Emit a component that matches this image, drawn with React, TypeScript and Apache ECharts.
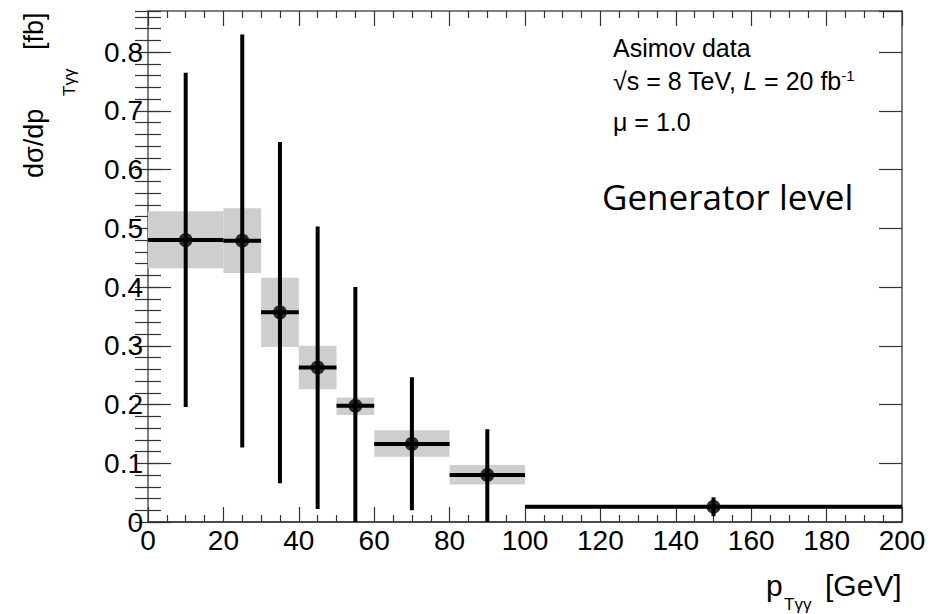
import React, { useEffect, useRef } from "react";
import * as echarts from "echarts";

// Bin edges (GeV)
const binLo = [0, 20, 30, 40, 50, 60, 80, 100];
const binHi = [20, 30, 40, 50, 60, 80, 100, 200];
const binCenter = [10, 25, 35, 45, 55, 70, 90, 150];
// Cross section dσ/dpT [fb]
const xsec = [0.48, 0.479, 0.357, 0.263, 0.198, 0.133, 0.08, 0.026];
// Statistical error bar (lower / upper end)
const statLo = [0.196, 0.127, 0.066, 0.022, 0.0, 0.02, 0.0, 0.01];
const statHi = [0.765, 0.83, 0.647, 0.503, 0.4, 0.2465, 0.158, 0.042];
// Systematic band (lower / upper end)
const sysLo = [0.432, 0.424, 0.298, 0.226, 0.182, 0.111, 0.064, 0.023];
const sysHi = [0.529, 0.534, 0.416, 0.3, 0.212, 0.156, 0.097, 0.029];

const xTicks = { min: 0, max: 200, major: 20, minorSplit: 4 };
const yTicks = { min: 0, max: 0.87, major: 0.1, minor: 0.02 };

const FONT = "Liberation Sans";

export default function App() {
  const ref = useRef<HTMLDivElement>(null);
  useEffect(() => {
    if (!ref.current) return;
    const chart = echarts.init(ref.current, null, { renderer: "svg" });

    const boxData = binLo.map((lo, i) => [lo, binHi[i], sysLo[i], sysHi[i]]);
    const errData = binLo.map((lo, i) => [lo, binHi[i], binCenter[i], xsec[i], statLo[i], statHi[i]]);
    const pointData = binCenter.map((c, i) => [c, xsec[i]]);

    const frameColor = "#555";
    const tickColor = "#333";

    const xBase = {
      type: "value",
      min: xTicks.min,
      max: xTicks.max,
      interval: xTicks.major,
      splitLine: { show: false },
      axisLine: { show: true, onZero: false, lineStyle: { color: frameColor, width: 1.5 } },
      axisTick: { show: true, inside: true, length: 15, lineStyle: { color: tickColor, width: 1.2 } },
      minorTick: { show: true, splitNumber: xTicks.minorSplit, length: 7, lineStyle: { color: tickColor, width: 1.2 } },
      minorSplitLine: { show: false },
    };
    const yMajor = {
      type: "value",
      min: yTicks.min,
      max: yTicks.max,
      interval: yTicks.major,
      splitLine: { show: false },
      axisLine: { show: true, onZero: false, lineStyle: { color: frameColor, width: 1.5 } },
      axisTick: { show: true, inside: true, length: 23, lineStyle: { color: tickColor, width: 1.2 } },
    };
    const yMinor = {
      type: "value",
      min: yTicks.min,
      max: yTicks.max,
      interval: yTicks.minor,
      splitLine: { show: false },
      axisLine: { show: false },
      axisLabel: { show: false },
      axisTick: { show: true, inside: true, length: 13, lineStyle: { color: tickColor, width: 1.2 } },
    };

    chart.setOption({
      animation: false,
      backgroundColor: "#fff",
      grid: { left: 148, right: 28, top: 11, bottom: 92, containLabel: false },
      xAxis: [
        {
          ...xBase,
          position: "bottom",
          axisLine: { show: true, onZero: false, lineStyle: { color: "#111", width: 1.5 } },
          axisLabel: { show: true, fontSize: 28, color: "#000", fontFamily: FONT, margin: 4 },
        },
        { ...xBase, position: "top", axisLabel: { show: false } },
      ],
      yAxis: [
        {
          ...yMajor,
          position: "left",
          axisLabel: {
            show: true,
            fontSize: 28,
            color: "#000",
            fontFamily: FONT,
            margin: 5,
            showMaxLabel: false,
            formatter: (v: number) => (v === 0 ? "0" : v.toFixed(1)),
          },
        },
        { ...yMinor, position: "left" },
        { ...yMajor, position: "right", axisLabel: { show: false } },
        { ...yMinor, position: "right" },
      ],
      series: [
        {
          type: "custom",
          name: "sys",
          xAxisIndex: 0,
          yAxisIndex: 0,
          data: boxData,
          encode: { x: [0, 1], y: [2, 3] },
          renderItem: (params: any, api: any) => {
            const p1 = api.coord([api.value(0), api.value(3)]);
            const p2 = api.coord([api.value(1), api.value(2)]);
            return {
              type: "rect",
              shape: { x: p1[0], y: p1[1], width: p2[0] - p1[0], height: p2[1] - p1[1] },
              style: { fill: "#cdcfcd" },
            };
          },
          z: 1,
        },
        {
          type: "custom",
          name: "stat",
          xAxisIndex: 0,
          yAxisIndex: 0,
          data: errData,
          encode: { x: [0, 1], y: [3, 4, 5] },
          renderItem: (params: any, api: any) => {
            const a = api.coord([api.value(0), api.value(3)]);
            const b = api.coord([api.value(1), api.value(3)]);
            const c1 = api.coord([api.value(2), api.value(4)]);
            const c2 = api.coord([api.value(2), api.value(5)]);
            return {
              type: "group",
              children: [
                { type: "line", shape: { x1: a[0], y1: a[1], x2: b[0], y2: b[1] }, style: { stroke: "#000", lineWidth: 4 } },
                { type: "line", shape: { x1: c1[0], y1: c1[1], x2: c2[0], y2: c2[1] }, style: { stroke: "#000", lineWidth: 4 } },
              ],
            };
          },
          z: 2,
        },
        {
          type: "scatter",
          name: "points",
          xAxisIndex: 0,
          yAxisIndex: 0,
          data: pointData,
          symbol: "circle",
          symbolSize: 14,
          itemStyle: { color: "#000" },
          z: 3,
        },
      ],
      graphic: [
        {
          type: "group",
          x: 20,
          y: 178,
          rotation: Math.PI / 2,
          children: [
            { type: "text", x: 0, y: 0, style: { text: "dσ/dp", fontSize: 27, fontFamily: FONT, fill: "#000", align: "left", verticalAlign: "top" } },
            { type: "text", x: 82, y: 41, style: { text: "Tγγ", fontSize: 17, fontFamily: FONT, fill: "#000", align: "left", verticalAlign: "top" } },
            { type: "text", x: 128, y: 0, style: { text: "[fb]", fontSize: 27, fontFamily: FONT, fill: "#000", align: "left", verticalAlign: "top" } },
          ],
        },
        { type: "text", x: 766, y: 570, style: { text: "p", fontSize: 30, fontFamily: FONT, fill: "#000", verticalAlign: "top" } },
        { type: "text", x: 784, y: 596, style: { text: "Tγγ", fontSize: 17, fontFamily: FONT, fill: "#000", verticalAlign: "top" } },
        { type: "text", x: 825, y: 570, style: { text: "[GeV]", fontSize: 30, fontFamily: FONT, fill: "#000", verticalAlign: "top" } },
        { type: "text", x: 613, y: 35, style: { text: "Asimov data", fontSize: 25, fontFamily: FONT, fill: "#000", verticalAlign: "top" } },
        {
          type: "text",
          x: 613,
          y: 68,
          style: {
            text: "{a|√s = 8 TeV, }{i|L}{a| = 20 fb}{s|-1}",
            fontFamily: FONT,
            fill: "#000",
            verticalAlign: "top",
            rich: {
              a: { fontSize: 25, fontFamily: FONT, fill: "#000" },
              i: { fontSize: 25, fontFamily: FONT, fontStyle: "italic", fill: "#000" },
              s: { fontSize: 15, fontFamily: FONT, fill: "#000", verticalAlign: "top" },
            },
          },
        },
        { type: "text", x: 613, y: 109, style: { text: "μ = 1.0", fontSize: 25, fontFamily: FONT, fill: "#000", verticalAlign: "top" } },
        { type: "text", x: 602, y: 179, style: { text: "Generator level", fontSize: 35, fontFamily: "Open Sans", fill: "#000", verticalAlign: "top" } },
      ],
    });
    return () => chart.dispose();
  }, []);
  return (
    <div
      ref={ref}
      style={{ position: "absolute", left: 0, top: 0, width: 930, height: 614, background: "#fff" }}
    />
  );
}
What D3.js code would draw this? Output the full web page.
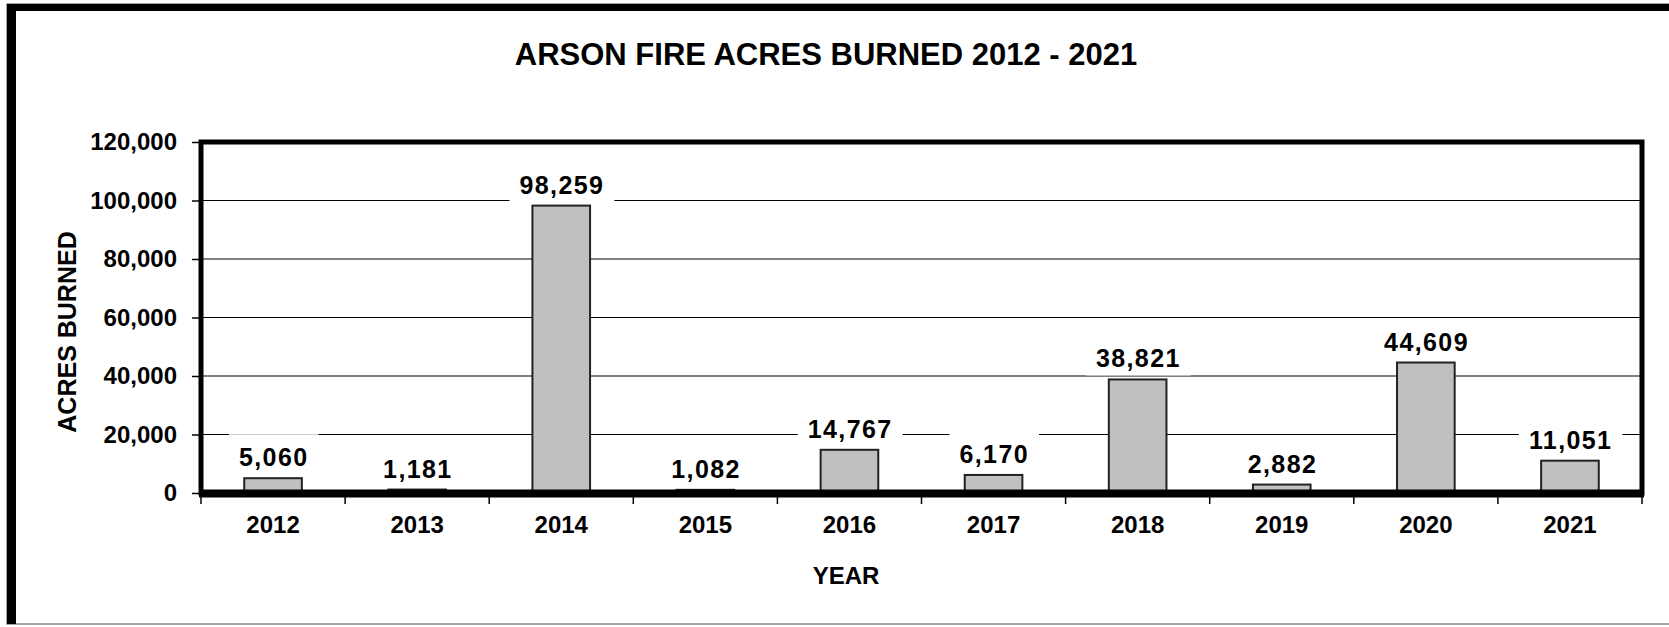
<!DOCTYPE html>
<html>
<head>
<meta charset="utf-8">
<script src="https://cdn.jsdelivr.net/npm/d3@7"></script>
<style>
    body { margin: 0; background: #fff; }
    text { font-family: "Liberation Sans", Arial, sans-serif; font-weight: bold; fill: #000; }
</style>
</head>
<body>
<div id="chart"></div>
<script>
// data
var years = ["2012", "2013", "2014", "2015", "2016", "2017", "2018", "2019", "2020", "2021"];
var acres = [5060, 1181, 98259, 1082, 14767, 6170, 38821, 2882, 44609, 11051];
var yTicks = [0, 20000, 40000, 60000, 80000, 100000, 120000];

function init(){
    var w = 1669;
    var h = 627;
    var left = 201, right = 1642, top = 142, bottom = 493;

    var svg = d3.select("#chart")
                .append("svg")
                .attr("width", w)
                .attr("height", h);

    // outer frame
    svg.append("rect")
        .attr("x", 7).attr("y", 4)
        .attr("width", w + 10).attr("height", 620)
        .attr("fill", "none")
        .attr("stroke", "#888")
        .attr("stroke-width", 1.5);
    svg.append("rect").attr("x", 7).attr("y", 4).attr("width", 9).attr("height", 620).attr("fill", "#000");
    svg.append("rect").attr("x", 7).attr("y", 4).attr("width", w).attr("height", 7).attr("fill", "#000");

    var y = d3.scaleLinear()
              .domain([0, 120000])
              .range([bottom, top]);

    var x = d3.scaleBand()
              .domain(years)
              .range([left, right])
              .paddingInner(0.6)
              .paddingOuter(0.3);

    var step = x.step();

    // gridlines
    svg.selectAll("line.grid")
        .data(yTicks.slice(1, -1))
        .enter()
        .append("line")
        .attr("class", "grid")
        .attr("x1", left).attr("x2", right)
        .attr("y1", function(d){ return y(d); })
        .attr("y2", function(d){ return y(d); })
        .attr("stroke", "#000")
        .attr("stroke-width", 1);

    // y axis
    var yAxis = d3.axisLeft(y)
                  .tickValues(yTicks)
                  .tickSize(9)
                  .tickPadding(15)
                  .tickFormat(d3.format(","));
    var gy = svg.append("g")
                .attr("transform", "translate(" + left + ",0)")
                .call(yAxis);
    gy.select(".domain").remove();
    gy.selectAll(".tick line").attr("stroke", "#000").attr("stroke-width", 1.5);
    gy.selectAll(".tick text")
        .attr("font-size", "24px")
        .attr("font-family", "Liberation Sans, Arial, sans-serif")
        .attr("font-weight", "bold")
        .attr("fill", "#000");

    // x axis ticks sit on category boundaries
    svg.selectAll("line.xtick")
        .data(d3.range(years.length + 1))
        .enter()
        .append("line")
        .attr("class", "xtick")
        .attr("x1", function(d){ return left + d * step; })
        .attr("x2", function(d){ return left + d * step; })
        .attr("y1", bottom)
        .attr("y2", bottom + 11)
        .attr("stroke", "#000")
        .attr("stroke-width", 1.5);

    svg.selectAll("text.xlab")
        .data(years)
        .enter()
        .append("text")
        .attr("class", "xlab")
        .text(function(d){ return d; })
        .attr("x", function(d){ return x(d) + x.bandwidth() / 2; })
        .attr("y", 533)
        .attr("text-anchor", "middle")
        .attr("font-size", "24px");

    // bars
    svg.selectAll("rect.bar")
        .data(acres)
        .enter()
        .append("rect")
        .attr("class", "bar")
        .attr("x", function(d, i){ return x(years[i]); })
        .attr("y", function(d){ return y(d); })
        .attr("width", x.bandwidth())
        .attr("height", function(d){ return bottom - y(d); })
        .attr("fill", "#c0c0c0")
        .attr("stroke", "#222")
        .attr("stroke-width", 2);

    // plot frame, thick like the original
    svg.append("path")
        .attr("d", "M" + left + "," + bottom + "V" + top + "H" + right + "V" + bottom + "Z")
        .attr("fill", "none")
        .attr("stroke", "#000")
        .attr("stroke-width", 5);
    svg.append("line")
        .attr("x1", left - 2).attr("x2", right + 2)
        .attr("y1", bottom + 0.5).attr("y2", bottom + 0.5)
        .attr("stroke", "#000")
        .attr("stroke-width", 8);

    // value labels with white boxes
    var fmt = d3.format(",");
    var labels = svg.selectAll("g.vlab")
        .data(acres)
        .enter()
        .append("g")
        .attr("class", "vlab")
        .attr("transform", function(d, i){
            return "translate(" + (x(years[i]) + x.bandwidth() / 2) + "," + (y(d) - 12) + ")";
        });
    labels.append("rect")
        .attr("fill", "#fff");
    labels.append("text")
        .text(function(d){ return fmt(d); })
        .attr("text-anchor", "middle")
        .attr("font-size", "25px")
        .attr("letter-spacing", "1.4px")
        .attr("dx", 0.7);
    labels.each(function(){
        var g = d3.select(this);
        var bb = g.select("text").node().getBBox();
        g.select("rect")
            .attr("x", bb.x - 10)
            .attr("y", -32)
            .attr("width", bb.width + 20)
            .attr("height", 32 + 8);
    });

    // titles
    svg.append("text")
        .text("ARSON FIRE ACRES BURNED 2012 - 2021")
        .attr("x", 826).attr("y", 65)
        .attr("text-anchor", "middle")
        .attr("font-size", "31px");

    svg.append("text")
        .text("YEAR")
        .attr("x", 846).attr("y", 584)
        .attr("text-anchor", "middle")
        .attr("font-size", "24px");

    svg.append("text")
        .text("ACRES BURNED")
        .attr("transform", "translate(76,332) rotate(-90)")
        .attr("text-anchor", "middle")
        .attr("font-size", "25px");
}
window.onload = init;
</script>
</body>
</html>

· · ·

- _Task to complete_
Take the lines from the start of the material to the line with "import * as", both included, and transcribe them exactly without the pictures.

- _Complete answer_
Emit a component that matches this image, drawn with React, TypeScript and Apache ECharts.
import React, { useEffect, useRef } from "react";
import * as echarts from "echarts";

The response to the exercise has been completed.